-- Start Provided material --

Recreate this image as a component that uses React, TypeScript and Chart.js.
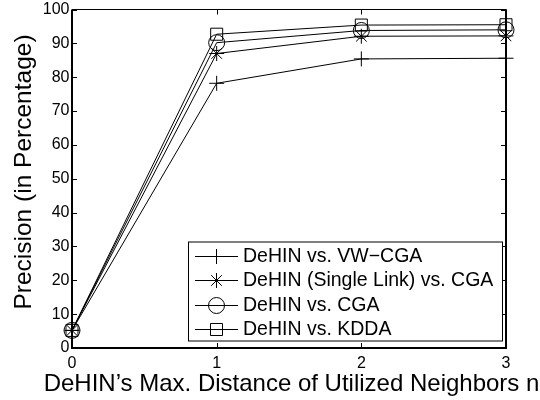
import React, { useEffect, useRef } from 'react';
import { Chart, registerables } from 'chart.js';
import { drawPoint } from 'chart.js/helpers';

Chart.register(...registerables);

const xValues = [0, 1, 2, 3];
const seriesNames = [
  'DeHIN vs. VW\u2212CGA',
  'DeHIN (Single Link) vs. CGA',
  'DeHIN vs. CGA',
  'DeHIN vs. KDDA',
];
const vwCga = [5.2, 78.2, 85.4, 85.6];
const singleLinkCga = [5.2, 87.0, 92.1, 92.2];
const cga = [5.2, 90.2, 93.8, 94.0];
const kdda = [5.2, 92.7, 95.4, 95.5];
const seriesValues = [vwCga, singleLinkCga, cga, kdda];
const markerStyles = ['cross', 'star', 'circle', 'rect'];
const markerRadii = [7.5, 7.5, 8, 8.5];

const xTitle = 'DeHIN\u2019s Max. Distance of Utilized Neighbors n';
const yTitle = 'Precision (in Percentage)';
const FONT = "'Liberation Sans', Arial, Helvetica, sans-serif";

const framePlugin = {
  id: 'frame',
  afterDatasetsDraw(chart: any) {
    const { ctx, chartArea, scales } = chart;
    const { left, right, top, bottom } = chartArea;
    const x = scales.x;
    const y = scales.y;
    const line = (x1: number, y1: number, x2: number, y2: number) => {
      ctx.beginPath();
      ctx.moveTo(x1, y1);
      ctx.lineTo(x2, y2);
      ctx.stroke();
    };
    ctx.save();
    ctx.strokeStyle = '#000';
    ctx.lineWidth = 1;
    const tl = 5;
    x.ticks.forEach((t: any) => {
      const px = Math.round(x.getPixelForValue(t.value)) + 0.5;
      line(px, bottom, px, bottom - tl);
      line(px, top, px, top + tl);
    });
    y.ticks.forEach((t: any) => {
      const py = Math.round(y.getPixelForValue(t.value)) + 0.5;
      line(left, py, left + tl, py);
      line(right, py, right - tl, py);
    });
    ctx.lineWidth = 2;
    line(left, top, left, bottom + 1);
    line(left - 1, bottom, right + 1, bottom);
    line(right, bottom, right, top);
    ctx.lineWidth = 1.2;
    line(left, top, right, top);

    // legend
    const lx0 = 188, ly0 = 241.5, lx1 = 503, ly1 = 341.5;
    ctx.fillStyle = '#fff';
    ctx.fillRect(lx0, ly0, lx1 - lx0, ly1 - ly0);
    ctx.lineWidth = 1;
    ctx.strokeStyle = '#000';
    ctx.strokeRect(lx0 + 0.5, ly0 + 0.5, lx1 - lx0 - 1, ly1 - ly0 - 1);
    const rows = [255.5, 280, 304.5, 329];
    ctx.font = `19.5px ${FONT}`;
    ctx.textBaseline = 'middle';
    ctx.textAlign = 'left';
    seriesNames.forEach((name, i) => {
      const ry = Math.round(rows[i]) + 0.5;
      ctx.strokeStyle = '#000';
      ctx.lineWidth = 1;
      line(195, ry, 238, ry);
      ctx.fillStyle = 'rgba(0,0,0,0)';
      drawPoint(ctx, { pointStyle: markerStyles[i] as any, radius: markerRadii[i], rotation: 0, borderWidth: 1 }, 216.5, ry);
      ctx.fillStyle = '#000';
      ctx.fillText(name, 243, rows[i] + 1);
    });

    // axis titles
    ctx.fillStyle = '#000';
    ctx.font = `24px ${FONT}`;
    ctx.textAlign = 'center';
    ctx.textBaseline = 'alphabetic';
    ctx.fillText(xTitle, 291.5, 391);
    ctx.save();
    ctx.translate(30.5, 172);
    ctx.rotate(-Math.PI / 2);
    ctx.font = `24.5px ${FONT}`;
    ctx.fillText(yTitle, 0, 0);
    ctx.restore();
    ctx.restore();
  },
};

export default function App() {
  const ref = useRef<HTMLCanvasElement>(null);
  useEffect(() => {
    if (!ref.current) return;
    const chart = new Chart(ref.current, {
      type: 'line',
      data: {
        datasets: seriesValues.map((vals, i) => ({
          label: seriesNames[i],
          data: xValues.map((xv, j) => ({ x: xv, y: vals[j] })),
          borderColor: '#000',
          borderWidth: 1,
          backgroundColor: 'rgba(0,0,0,0)',
          pointStyle: markerStyles[i] as any,
          pointRadius: markerRadii[i],
          pointBorderColor: '#000',
          pointBackgroundColor: 'rgba(0,0,0,0)',
          pointBorderWidth: 1,
          tension: 0,
          fill: false,
          clip: false as any,
        })),
      },
      options: {
        animation: false,
        responsive: false,
        devicePixelRatio: 1,
        layout: { padding: { left: 0, top: 7.5, right: 34, bottom: 0 } },
        plugins: { legend: { display: false }, tooltip: { enabled: false } },
        scales: {
          x: {
            type: 'linear',
            min: 0,
            max: 3,
            grid: { display: false, drawTicks: false },
            border: { display: false },
            ticks: { stepSize: 1, color: '#000', font: { family: FONT, size: 16 }, padding: 6 },
            afterFit: (s: any) => {
              s.height = 52;
              s.paddingLeft = 0;
              s.paddingRight = 0;
            },
          },
          y: {
            type: 'linear',
            min: 0,
            max: 100,
            grid: { display: false, drawTicks: false },
            border: { display: false },
            ticks: { stepSize: 10, color: '#000', font: { family: FONT, size: 16 }, padding: 2.5 },
            afterFit: (s: any) => {
              s.width = 72;
              s.paddingTop = 0;
              s.paddingBottom = 0;
            },
          },
        },
      },
      plugins: [framePlugin],
    });
    return () => chart.destroy();
  }, []);
  return (
    <div style={{ position: 'absolute', left: 0, top: 0, width: 540, height: 400 }}>
      <canvas ref={ref} width={540} height={400} />
    </div>
  );
}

-- End Provided material --

■ **Your task**:
Print the data above verbatim from the first line through the line holding "line(left, top, right, top);", leaving every picture out.

■ **Solution to this task**:
Recreate this image as a component that uses React, TypeScript and Chart.js.
import React, { useEffect, useRef } from 'react';
import { Chart, registerables } from 'chart.js';
import { drawPoint } from 'chart.js/helpers';

Chart.register(...registerables);

const xValues = [0, 1, 2, 3];
const seriesNames = [
  'DeHIN vs. VW\u2212CGA',
  'DeHIN (Single Link) vs. CGA',
  'DeHIN vs. CGA',
  'DeHIN vs. KDDA',
];
const vwCga = [5.2, 78.2, 85.4, 85.6];
const singleLinkCga = [5.2, 87.0, 92.1, 92.2];
const cga = [5.2, 90.2, 93.8, 94.0];
const kdda = [5.2, 92.7, 95.4, 95.5];
const seriesValues = [vwCga, singleLinkCga, cga, kdda];
const markerStyles = ['cross', 'star', 'circle', 'rect'];
const markerRadii = [7.5, 7.5, 8, 8.5];

const xTitle = 'DeHIN\u2019s Max. Distance of Utilized Neighbors n';
const yTitle = 'Precision (in Percentage)';
const FONT = "'Liberation Sans', Arial, Helvetica, sans-serif";

const framePlugin = {
  id: 'frame',
  afterDatasetsDraw(chart: any) {
    const { ctx, chartArea, scales } = chart;
    const { left, right, top, bottom } = chartArea;
    const x = scales.x;
    const y = scales.y;
    const line = (x1: number, y1: number, x2: number, y2: number) => {
      ctx.beginPath();
      ctx.moveTo(x1, y1);
      ctx.lineTo(x2, y2);
      ctx.stroke();
    };
    ctx.save();
    ctx.strokeStyle = '#000';
    ctx.lineWidth = 1;
    const tl = 5;
    x.ticks.forEach((t: any) => {
      const px = Math.round(x.getPixelForValue(t.value)) + 0.5;
      line(px, bottom, px, bottom - tl);
      line(px, top, px, top + tl);
    });
    y.ticks.forEach((t: any) => {
      const py = Math.round(y.getPixelForValue(t.value)) + 0.5;
      line(left, py, left + tl, py);
      line(right, py, right - tl, py);
    });
    ctx.lineWidth = 2;
    line(left, top, left, bottom + 1);
    line(left - 1, bottom, right + 1, bottom);
    line(right, bottom, right, top);
    ctx.lineWidth = 1.2;
    line(left, top, right, top);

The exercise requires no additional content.